Daniel Hanson of Nottingham
After we featured his incredible dressing gowns — known in the trade as the Sistine Chapel of dressing gowns — Daniel Hanson kindly contacted Tweed Towers in person, and passed on his gratitude and this link to an interview he made for Left Lion. Daniel says that first and foremost they are 'designers and manufacturers of quality apparel'. Timelessness is a key point:
Fashion is the mood of the moment; designers lead through identifying the mood. It’s a transient emotion. I never felt my work reflected that, nothing has a date or time on it – every garment is totally translatable to today. I’m very proud of that. You can hand-tailor a dressing gown or make them like a pair of jeans using the same machinery. You can make it in a hundred different ways, but it always comes out looking like a dressing gown. I’ve spent 25 years exploring.For the last fifteen years they have transferred the skills, and exquisite selections of cloth, used to create their robes in to making beautiful and equally limited numbers of Daniel Hanson scarves. The scarves are often made from surplus material form the manufacture of the robes.
I won't say its easy to track down a Daniel Hanson scarf. Daniel says that you may see them sporadically in places like Fenwick or Harrods, but he's hoping to make it a little easier when they eventually make a range available through the Daniel Hanson web site. Knowing I might be desperate to wrap one around my neck, Daniel fixed it for me — multiplied by two. I'm showing you the first of the two scarves here. Stay tuned for the other.
I would like to express my sincere thanks to Daniel for the effort and generosity in making this happen. I understand how busy they are up in Nottingham, and he understood how much I would like to feature the scarves. I'm one happy pig.
Blue Polka Dot and Dogtooth Pattern Silk Scarf
The Blue Polka Dot and Dogtooth Pattern Silk Scarf you see here is made from the most incredible 'crispy' silk Jacquard, woven in Suffolk. The scarf has a dogtooth background with a polka dot overlay on one side. The same vibrant blue of the polka dots is used in a cross-hatch pattern at the ends.

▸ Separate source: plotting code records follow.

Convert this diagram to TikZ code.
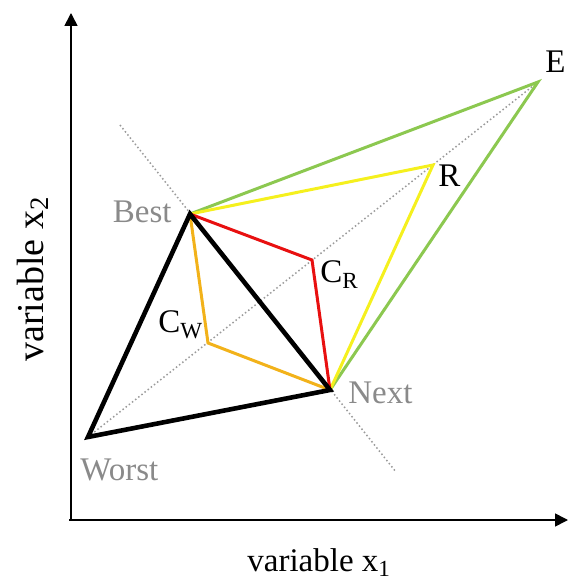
\documentclass[tikz,border=0pt]{standalone}
\usepackage{fontspec}
\setmainfont{Liberation Serif}
\usetikzlibrary{arrows.meta}
\definecolor{labelgray}{HTML}{8A8A8A}
\definecolor{guidegray}{HTML}{9A9A9A}
\definecolor{expgreen}{HTML}{8CC850}
\definecolor{refyellow}{HTML}{F5F01E}
\definecolor{conred}{HTML}{E81010}
\definecolor{conorange}{HTML}{F2B21A}
\tikzset{
  axis/.style={-{Triangle[length=6.5pt,width=6.5pt]}, line width=0.8pt},
  simplex/.style={line width=2.3pt, line join=miter},
  trial/.style={line width=1.5pt, line join=miter},
  guide/.style={line width=0.75pt, dash pattern=on 0.75pt off 1.25pt, color=guidegray},
  lbl/.style={font=\fontsize{16.5}{20}\selectfont, inner sep=0pt},
  vlbl/.style={lbl, text=labelgray}
}

\begin{document}
\begin{tikzpicture}[x=0.5pt, y=-0.5pt]
\useasboundingbox (0,0) rectangle (568,581);
% points of the simplex and the trial points
\coordinate (origin) at (71,520);
\coordinate (ytop) at (71,13);
\coordinate (xend) at (568,520);
\coordinate (best) at (190,214);
\coordinate (next) at (330,390);
\coordinate (worst) at (88,437);
\coordinate (cw) at (208,343);
\coordinate (cr) at (312,260);
\coordinate (r) at (433,165);
\coordinate (e) at (538,82);
\coordinate (ga) at (120,125);
\coordinate (gb) at (396,472);
% axes
\draw[axis] (origin) -- (ytop);
\draw[axis] ([xshift=-1]origin) -- (xend);
% guide lines
\draw[guide] (ga) -- (gb);
\draw[guide] (worst) -- (e);
% trial triangles
\draw[trial, expgreen] (best) -- (e) -- (next);
\draw[trial, refyellow] (best) -- (r) -- (next);
\draw[trial, conred] (best) -- (cr) -- (next);
\draw[trial, conorange] (best) -- (cw) -- (next);
\draw[simplex] (worst) -- (best) -- (next) -- cycle;
% labels
\node[vlbl, anchor=base east] (lbest) at (172,223) {Best};
\node[vlbl, anchor=base west] (lnext) at (348,403) {Next};
\node[vlbl, anchor=base west] (lworst) at (80,480) {Worst};
\node[lbl, anchor=base west] (le) at (545,73) {E};
\node[lbl, anchor=base west] (lr) at (438,187) {R};
\node[lbl, anchor=base west] (lcr) at (320,283) {C\textsubscript{R}};
\node[lbl, anchor=base west] (lcw) at (158,333) {C\textsubscript{W}};
\node[lbl, anchor=base west] (xlab) at (247,571) {variable x\textsubscript{1}};
\node[lbl, anchor=base west, rotate=90, font=\fontsize{19}{23}\selectfont] (ylab) at (43,362) {variable x\textsubscript{2}};
\end{tikzpicture}
\end{document}
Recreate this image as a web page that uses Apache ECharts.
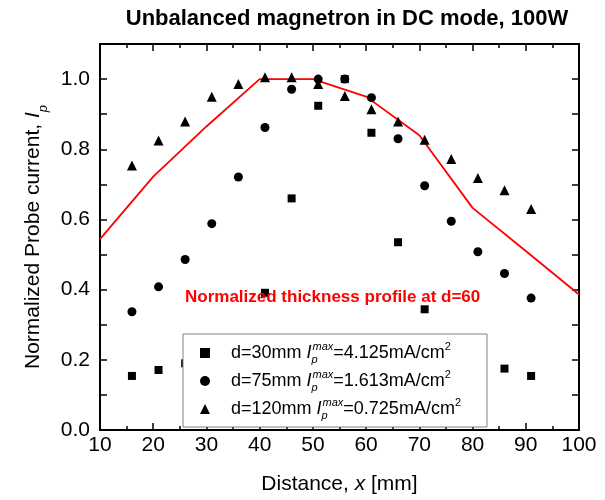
<!DOCTYPE html>
<html>
<head>
<meta charset="utf-8">
<script src="https://cdn.jsdelivr.net/npm/echarts@6/dist/echarts.min.js"></script>
<style>
  html, body { margin: 0; padding: 0; background: #fff; }
  #chart { width: 605px; height: 500px; }
</style>
</head>
<body>
<div id="chart"></div>
<script>
var FONT = 'Liberation Sans, Arial, sans-serif';

// probe positions (mm)
var distance = [16, 21, 26, 31, 36, 41, 46, 51, 56, 61, 66, 71, 76, 81, 86, 91];
// normalized probe current for each target distance
var d30 = [0.154, 0.171, 0.19, 0.22, 0.25, 0.391, 0.66, 0.924, 1.0, 0.847, 0.535, 0.344, 0.25, 0.2, 0.175, 0.154];
var d75 = [0.337, 0.408, 0.486, 0.588, 0.721, 0.862, 0.971, 1.0, 1.0, 0.947, 0.83, 0.696, 0.595, 0.508, 0.446, 0.376];
var d120 = [0.754, 0.825, 0.879, 0.95, 0.986, 1.005, 1.005, 0.986, 0.952, 0.914, 0.879, 0.827, 0.772, 0.718, 0.683, 0.63];
// thickness profile at d=60
var profileX = [10, 20, 30, 40, 50, 60, 70, 80, 90, 100];
var profileY = [0.544, 0.722, 0.865, 1.0, 1.0, 0.95, 0.84, 0.633, 0.51, 0.386];

var seriesNames = ['d=30mm', 'd=75mm', 'd=120mm'];
var ipMax = ['4.125', '1.613', '0.725'];

function pairs(xs, ys) {
    return xs.map(function (x, i) { return [x, ys[i]]; });
}

var tickLine = { color: '#000', width: 1.5 };

var option = {
    animation: false,
    backgroundColor: '#fff',
    textStyle: { fontFamily: FONT },
    title: {
        text: 'Unbalanced magnetron in DC mode, 100W',
        left: 342,
        textAlign: 'center',
        top: 3,
        textStyle: { fontFamily: FONT, fontSize: 22, fontWeight: 'bold', color: '#000' }
    },
    grid: { left: 100, right: 26, top: 44, bottom: 69 },
    legend: {
        data: seriesNames,
        orient: 'vertical',
        left: 183,
        top: 334,
        z: 10,
        backgroundColor: '#fff',
        borderColor: '#808080',
        borderWidth: 1,
        padding: [7, 26, 6, 17],
        itemGap: 4,
        itemWidth: 10,
        itemHeight: 10,
        formatter: function (name) {
            var i = seriesNames.indexOf(name);
            return '{a|' + name + ' }{i|I}{sub|p}{sup|max}{b|=' + ipMax[i] + 'mA/cm}{sup2|2}';
        },
        textStyle: {
            fontFamily: FONT,
            fontSize: 18,
            color: '#000',
            lineHeight: 24,
            rich: {
                a: { fontFamily: FONT, fontSize: 18, color: '#000', lineHeight: 24, padding: [0, 0, 0, 16] },
                b: { fontFamily: FONT, fontSize: 18, color: '#000', lineHeight: 24 },
                i: { fontFamily: FONT, fontSize: 18, fontStyle: 'italic', color: '#000', lineHeight: 24 },
                sub: { fontFamily: FONT, fontSize: 11, fontStyle: 'italic', color: '#000', verticalAlign: 'bottom', lineHeight: 24, width: 1 },
                sup: { fontFamily: FONT, fontSize: 11, fontStyle: 'italic', color: '#000', verticalAlign: 'top', lineHeight: 24 },
                sup2: { fontFamily: FONT, fontSize: 11, color: '#000', verticalAlign: 'top', lineHeight: 24 }
            }
        }
    },
    graphic: [{
        type: 'text',
        left: 185,
        top: 289,
        z: 5,
        style: {
            text: 'Normalized thickness profile at d=60',
            fill: '#ff0000',
            font: 'bold 17px ' + FONT
        }
    }],
    xAxis: [{
        type: 'value',
        min: 10,
        max: 100,
        interval: 10,
        name: 'Distance, {i|x} [mm]',
        nameLocation: 'middle',
        nameGap: 44,
        nameTextStyle: {
            fontFamily: FONT, fontSize: 21, color: '#000',
            rich: { i: { fontFamily: FONT, fontSize: 21, fontStyle: 'italic', color: '#000' } }
        },
        axisLine: { onZero: false, lineStyle: { color: '#000', width: 2 } },
        axisTick: { inside: true, length: 7, lineStyle: tickLine },
        minorTick: { show: true, splitNumber: 2, length: 4, lineStyle: tickLine },
        axisLabel: { fontFamily: FONT, fontSize: 21, color: '#000', margin: 5 },
        splitLine: { show: false }
    }, {
        type: 'value',
        position: 'top',
        min: 10,
        max: 100,
        interval: 10,
        axisLine: { onZero: false, lineStyle: { color: '#000', width: 2 } },
        axisTick: { inside: true, length: 7, lineStyle: tickLine },
        minorTick: { show: true, splitNumber: 2, length: 4, lineStyle: tickLine },
        axisLabel: { show: false },
        splitLine: { show: false }
    }],
    yAxis: [{
        type: 'value',
        min: 0,
        max: 1.1,
        interval: 0.1,
        name: 'Normalized Probe current, {i|I}{sub|p}',
        nameLocation: 'middle',
        nameRotate: 90,
        nameGap: 56,
        nameTextStyle: {
            fontFamily: FONT, fontSize: 21, color: '#000',
            rich: {
                i: { fontFamily: FONT, fontSize: 21, fontStyle: 'italic', color: '#000' },
                sub: { fontFamily: FONT, fontSize: 13, fontStyle: 'italic', color: '#000', verticalAlign: 'bottom', padding: [0, 0, -6, 0] }
            }
        },
        axisLine: { onZero: false, lineStyle: { color: '#000', width: 2 } },
        axisTick: { inside: true, length: 7, lineStyle: tickLine },
        axisLabel: {
            fontFamily: FONT, fontSize: 21, color: '#000', margin: 10,
            formatter: function (v) {
                return Math.round(v * 10) % 2 === 0 ? v.toFixed(1) : '';
            }
        },
        splitLine: { show: false }
    }, {
        type: 'value',
        position: 'right',
        min: 0,
        max: 1.1,
        interval: 0.1,
        axisLine: { onZero: false, lineStyle: { color: '#000', width: 2 } },
        axisTick: { inside: true, length: 7, lineStyle: tickLine },
        axisLabel: { show: false },
        splitLine: { show: false }
    }],
    series: [{
        name: 'profile',
        type: 'line',
        data: pairs(profileX, profileY),
        showSymbol: false,
        symbol: 'none',
        lineStyle: { color: '#ff0000', width: 1.8 },
        z: 1
    }, {
        name: 'd=30mm',
        type: 'scatter',
        symbol: 'rect',
        symbolSize: 8,
        itemStyle: { color: '#000', opacity: 1 },
        data: pairs(distance, d30)
    }, {
        name: 'd=75mm',
        type: 'scatter',
        symbol: 'circle',
        symbolSize: 9,
        itemStyle: { color: '#000', opacity: 1 },
        data: pairs(distance, d75)
    }, {
        name: 'd=120mm',
        type: 'scatter',
        symbol: 'triangle',
        symbolSize: 10,
        itemStyle: { color: '#000', opacity: 1 },
        data: pairs(distance, d120)
    }]
};

var chart = echarts.init(document.getElementById('chart'));
chart.setOption(option);
</script>
</body>
</html>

It was a mistake to try and capture the pattern outside — too much reflection from a shockingly sunny day. Sorry about the feeble fold of the scarf on this picture too. I got a passer-by to take it and they didn't think to tell me to tighten the knot or pull the scarf out from the lapel of the jacket. Like true Brits, they just wanted to get away as soon as possible and remove any attention from themselves.